[GIVEN REQUEST]: The required output is the block of lines from the line with "Recreate this image" to the line with "2, 2, 2, 3, 7];", endpoints included and pictures omitted.

[TASK INPUT]:
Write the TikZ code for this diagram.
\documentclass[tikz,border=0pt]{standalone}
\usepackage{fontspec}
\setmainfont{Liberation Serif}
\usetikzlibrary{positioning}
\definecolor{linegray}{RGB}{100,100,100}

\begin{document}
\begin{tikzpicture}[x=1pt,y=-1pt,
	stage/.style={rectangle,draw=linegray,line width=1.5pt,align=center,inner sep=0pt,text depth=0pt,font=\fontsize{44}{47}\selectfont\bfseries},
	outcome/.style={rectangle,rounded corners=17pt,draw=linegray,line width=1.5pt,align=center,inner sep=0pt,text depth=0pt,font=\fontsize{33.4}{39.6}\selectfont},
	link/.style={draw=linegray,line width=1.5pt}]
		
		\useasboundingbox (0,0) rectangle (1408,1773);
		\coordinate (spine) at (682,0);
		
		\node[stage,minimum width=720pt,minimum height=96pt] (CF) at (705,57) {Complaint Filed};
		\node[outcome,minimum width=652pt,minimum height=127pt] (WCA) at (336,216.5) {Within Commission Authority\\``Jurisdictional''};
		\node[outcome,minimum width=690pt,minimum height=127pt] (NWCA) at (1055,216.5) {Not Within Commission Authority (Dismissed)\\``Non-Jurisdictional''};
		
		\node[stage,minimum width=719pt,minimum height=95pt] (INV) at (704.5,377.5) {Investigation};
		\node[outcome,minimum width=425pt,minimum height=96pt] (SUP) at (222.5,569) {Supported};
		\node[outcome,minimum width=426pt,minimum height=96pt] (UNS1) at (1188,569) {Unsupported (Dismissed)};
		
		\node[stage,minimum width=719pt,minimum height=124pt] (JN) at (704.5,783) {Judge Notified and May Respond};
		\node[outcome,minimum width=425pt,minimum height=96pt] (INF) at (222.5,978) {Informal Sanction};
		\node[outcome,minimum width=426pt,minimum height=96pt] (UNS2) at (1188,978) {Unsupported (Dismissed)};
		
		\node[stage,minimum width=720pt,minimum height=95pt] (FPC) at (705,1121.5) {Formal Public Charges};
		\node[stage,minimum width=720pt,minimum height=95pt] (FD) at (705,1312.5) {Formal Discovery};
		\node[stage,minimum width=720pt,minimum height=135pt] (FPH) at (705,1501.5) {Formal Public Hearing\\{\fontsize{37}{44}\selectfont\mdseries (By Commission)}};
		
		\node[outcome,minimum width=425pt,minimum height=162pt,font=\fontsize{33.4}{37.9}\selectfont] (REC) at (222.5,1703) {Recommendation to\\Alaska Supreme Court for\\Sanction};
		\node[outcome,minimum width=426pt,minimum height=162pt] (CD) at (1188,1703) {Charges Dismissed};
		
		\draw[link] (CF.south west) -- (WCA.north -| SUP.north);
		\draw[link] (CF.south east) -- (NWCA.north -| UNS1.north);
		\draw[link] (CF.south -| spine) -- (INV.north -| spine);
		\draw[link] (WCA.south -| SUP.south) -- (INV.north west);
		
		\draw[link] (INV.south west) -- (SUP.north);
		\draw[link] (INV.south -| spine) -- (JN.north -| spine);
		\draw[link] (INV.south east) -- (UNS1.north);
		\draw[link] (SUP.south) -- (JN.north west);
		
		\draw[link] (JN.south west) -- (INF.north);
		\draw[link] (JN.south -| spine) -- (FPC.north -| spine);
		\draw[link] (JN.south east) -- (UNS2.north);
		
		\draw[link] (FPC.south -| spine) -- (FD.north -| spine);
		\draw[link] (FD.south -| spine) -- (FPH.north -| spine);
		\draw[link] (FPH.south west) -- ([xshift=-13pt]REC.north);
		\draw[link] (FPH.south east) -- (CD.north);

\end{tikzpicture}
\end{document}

---

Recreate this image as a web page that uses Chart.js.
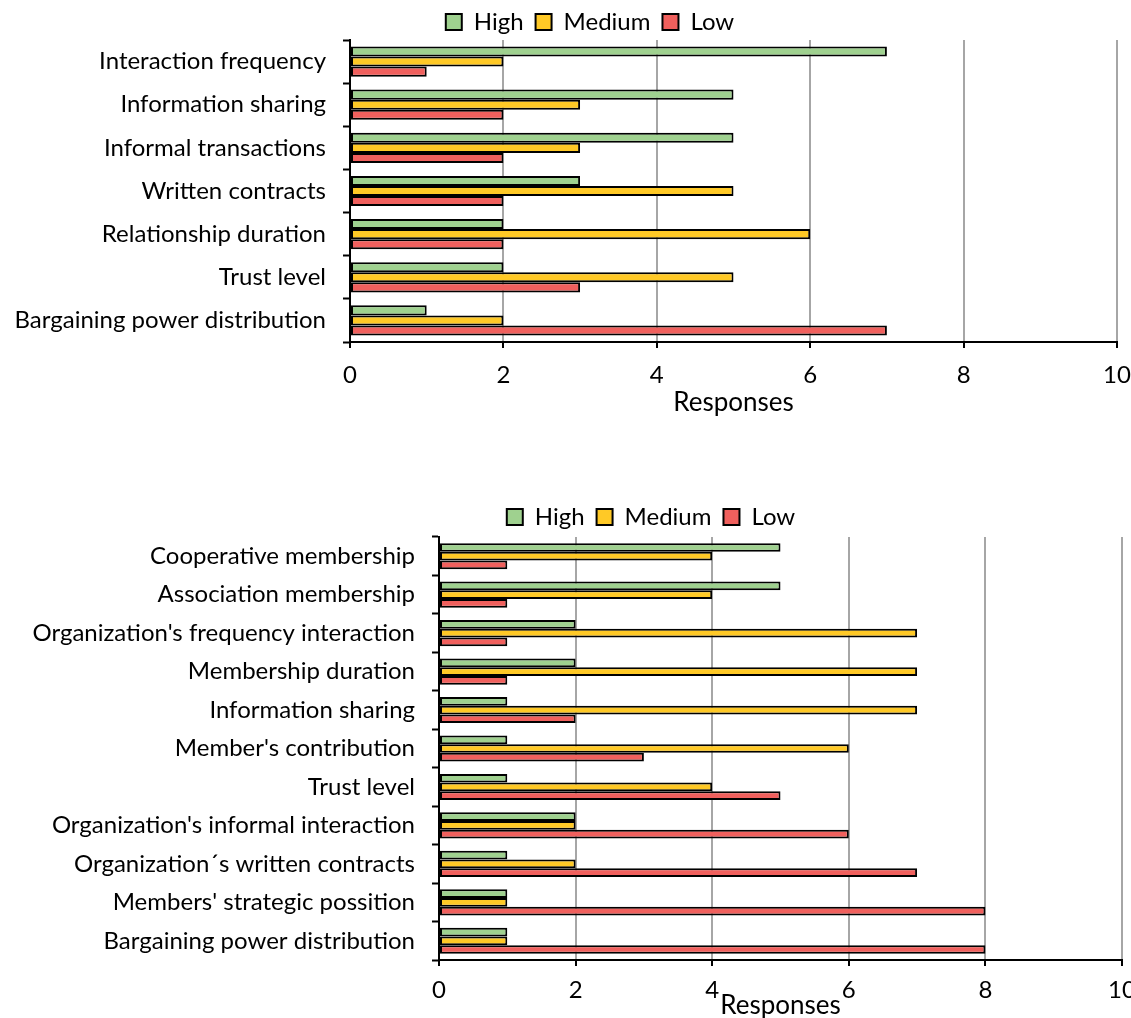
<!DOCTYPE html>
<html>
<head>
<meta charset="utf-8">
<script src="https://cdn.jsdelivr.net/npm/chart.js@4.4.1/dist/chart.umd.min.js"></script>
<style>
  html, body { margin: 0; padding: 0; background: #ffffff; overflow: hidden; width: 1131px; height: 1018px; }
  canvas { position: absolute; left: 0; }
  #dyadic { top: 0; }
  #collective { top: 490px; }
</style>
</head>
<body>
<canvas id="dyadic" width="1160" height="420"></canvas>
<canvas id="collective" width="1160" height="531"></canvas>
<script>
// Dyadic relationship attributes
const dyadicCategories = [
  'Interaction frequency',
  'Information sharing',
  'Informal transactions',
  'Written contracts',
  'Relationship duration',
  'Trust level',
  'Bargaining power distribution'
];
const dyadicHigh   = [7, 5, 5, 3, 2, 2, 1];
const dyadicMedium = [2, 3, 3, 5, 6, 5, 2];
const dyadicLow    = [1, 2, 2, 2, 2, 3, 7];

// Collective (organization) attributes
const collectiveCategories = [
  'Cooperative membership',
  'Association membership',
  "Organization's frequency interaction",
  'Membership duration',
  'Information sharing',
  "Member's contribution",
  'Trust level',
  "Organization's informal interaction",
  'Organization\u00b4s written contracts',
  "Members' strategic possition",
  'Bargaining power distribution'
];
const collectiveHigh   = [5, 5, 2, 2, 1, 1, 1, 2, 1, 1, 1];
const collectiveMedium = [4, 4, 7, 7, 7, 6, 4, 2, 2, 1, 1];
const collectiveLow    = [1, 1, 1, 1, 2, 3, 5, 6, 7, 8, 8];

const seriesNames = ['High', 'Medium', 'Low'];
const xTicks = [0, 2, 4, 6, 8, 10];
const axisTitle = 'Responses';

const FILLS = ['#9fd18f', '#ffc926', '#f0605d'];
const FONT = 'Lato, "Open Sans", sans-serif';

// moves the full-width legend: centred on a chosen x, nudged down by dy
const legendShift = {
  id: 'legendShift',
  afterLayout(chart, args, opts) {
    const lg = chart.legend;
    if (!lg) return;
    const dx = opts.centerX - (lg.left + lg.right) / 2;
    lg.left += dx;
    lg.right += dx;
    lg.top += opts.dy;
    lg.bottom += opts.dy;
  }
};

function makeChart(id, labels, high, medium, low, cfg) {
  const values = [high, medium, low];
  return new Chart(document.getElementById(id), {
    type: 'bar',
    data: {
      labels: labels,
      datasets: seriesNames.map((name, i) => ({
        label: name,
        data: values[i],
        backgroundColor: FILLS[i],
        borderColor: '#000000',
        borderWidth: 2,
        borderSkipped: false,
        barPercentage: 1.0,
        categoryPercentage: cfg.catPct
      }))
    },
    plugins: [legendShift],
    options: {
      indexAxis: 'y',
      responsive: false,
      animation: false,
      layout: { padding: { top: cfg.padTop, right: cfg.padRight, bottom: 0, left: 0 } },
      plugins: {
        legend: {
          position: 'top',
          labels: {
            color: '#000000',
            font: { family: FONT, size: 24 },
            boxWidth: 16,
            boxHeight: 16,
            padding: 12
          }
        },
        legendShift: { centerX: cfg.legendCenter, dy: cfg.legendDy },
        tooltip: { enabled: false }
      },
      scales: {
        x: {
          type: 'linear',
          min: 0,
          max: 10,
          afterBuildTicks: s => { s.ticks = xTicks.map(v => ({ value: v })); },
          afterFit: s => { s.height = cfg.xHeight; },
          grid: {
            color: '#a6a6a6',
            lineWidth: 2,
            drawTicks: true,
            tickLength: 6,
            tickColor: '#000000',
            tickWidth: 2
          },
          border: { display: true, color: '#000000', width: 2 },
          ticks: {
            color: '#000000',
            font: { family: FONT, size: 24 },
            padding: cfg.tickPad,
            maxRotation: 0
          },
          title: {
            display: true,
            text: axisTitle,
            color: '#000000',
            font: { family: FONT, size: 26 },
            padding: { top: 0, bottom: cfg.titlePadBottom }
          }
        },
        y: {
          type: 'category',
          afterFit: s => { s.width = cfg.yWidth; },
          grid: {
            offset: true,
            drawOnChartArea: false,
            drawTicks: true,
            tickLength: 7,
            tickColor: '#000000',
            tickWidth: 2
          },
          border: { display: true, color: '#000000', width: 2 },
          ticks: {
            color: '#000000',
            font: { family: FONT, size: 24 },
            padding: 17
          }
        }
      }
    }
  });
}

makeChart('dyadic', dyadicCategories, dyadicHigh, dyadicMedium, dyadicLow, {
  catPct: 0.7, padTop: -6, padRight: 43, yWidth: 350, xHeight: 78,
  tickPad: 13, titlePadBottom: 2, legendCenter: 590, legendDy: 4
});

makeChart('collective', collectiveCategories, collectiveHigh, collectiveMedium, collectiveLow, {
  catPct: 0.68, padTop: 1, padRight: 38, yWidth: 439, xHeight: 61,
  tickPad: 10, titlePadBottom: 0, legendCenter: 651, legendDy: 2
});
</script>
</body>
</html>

[EXERCISE SOLUTION]:
Recreate this image as a web page that uses Chart.js.
<!DOCTYPE html>
<html>
<head>
<meta charset="utf-8">
<script src="https://cdn.jsdelivr.net/npm/chart.js@4.4.1/dist/chart.umd.min.js"></script>
<style>
  html, body { margin: 0; padding: 0; background: #ffffff; overflow: hidden; width: 1131px; height: 1018px; }
  canvas { position: absolute; left: 0; }
  #dyadic { top: 0; }
  #collective { top: 490px; }
</style>
</head>
<body>
<canvas id="dyadic" width="1160" height="420"></canvas>
<canvas id="collective" width="1160" height="531"></canvas>
<script>
// Dyadic relationship attributes
const dyadicCategories = [
  'Interaction frequency',
  'Information sharing',
  'Informal transactions',
  'Written contracts',
  'Relationship duration',
  'Trust level',
  'Bargaining power distribution'
];
const dyadicHigh   = [7, 5, 5, 3, 2, 2, 1];
const dyadicMedium = [2, 3, 3, 5, 6, 5, 2];
const dyadicLow    = [1, 2, 2, 2, 2, 3, 7];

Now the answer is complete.